EEOC Legal Counsel, Peggy R. Mastroianni, writing on behalf of the Commission, said this language suggested that the screening method employed by the Bureau may be overly broad. “An applicant can be excluded from Census jobs for any convictions, including misdemeanors that have occurred since age 18,” she observed. “While the EEOC recognizes that the Census Bureau must select job applicants who will not pose an unacceptable risk of harm to the communities in which they will serve, it must do so in a way that does not run afoul of Title VII,” she cautioned.

Mastroianni pointed out that a pre-employment inquiry does not by itself run afoul of Title VII because that statute does not regulate inquiries by employers. But an employer’s use of requested pre-employment information can nonetheless amount to unlawful employment discrimination under Title VII. Therefore, covered employers cannot use such information to engage in unlawful disparate treatment or, in a way that results in a disparate impact and is not job related and consistent with business necessity, she wrote.

The EEOC attorney explained that excluding people from employment because they have conviction records might disproportionately affect individuals covered by EEO laws, including African-Americans and Hispanics, creating a disparate impact as a result. Consequently, “the Census Bureau needs to show that its exclusionary policies or practices are ‘job related and consistent with business necessity,’” she advised.

The legal standard for exclusions based on convictions, according to Mastroianni, is that “the criminal conduct is recent enough and sufficiently job related to be predictive of performance in the position sought, given its duties and responsibilities.” But if the Bureau excludes individuals who ‘”have had a[ny] conviction . . . since age 18 for something other than a minor traffic violation,’ however, it is highly doubtful that its screening methods will meet the job related and consistent with business necessity standard,” she predicted.

To make sure that applicants’ criminal history information is used in a manner consistent with Title VII, the Census Bureau should “narrow its criminal history inquiry so that it focuses on convictions that are related to the specific positions in question, and that have taken place in the past seven years, consistent with the federal government’s general employment application form, OF 306,” the EEOC attorney recommended. The Bureau should also educate and provide training to hiring officials on how to assess suitability for the particular jobs in question when evaluating applicants’ conviction records, Mastroianni suggested.

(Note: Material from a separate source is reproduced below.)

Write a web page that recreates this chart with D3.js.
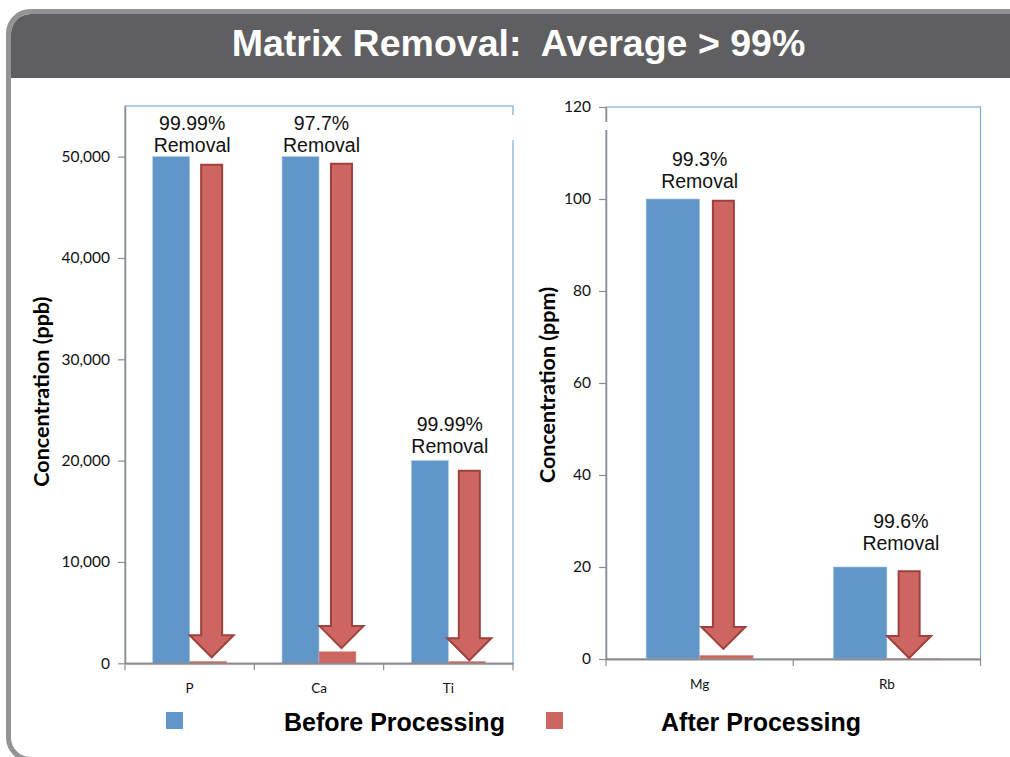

Mastroianni’s “short course” on criminal histories was directed to the Census Bureau, but all employers can benefit from what she had to say – especially in light of the EEOC’s renewed focus on criminal histories and convictions. Private employers, like the Census Bureau, want to avoid selecting job applicants who would pose an unacceptable risk of harm to coworkers, customers and others. They also want to do so in a way that will not expose them to the costly litigation of a disparate impact discrimination claim.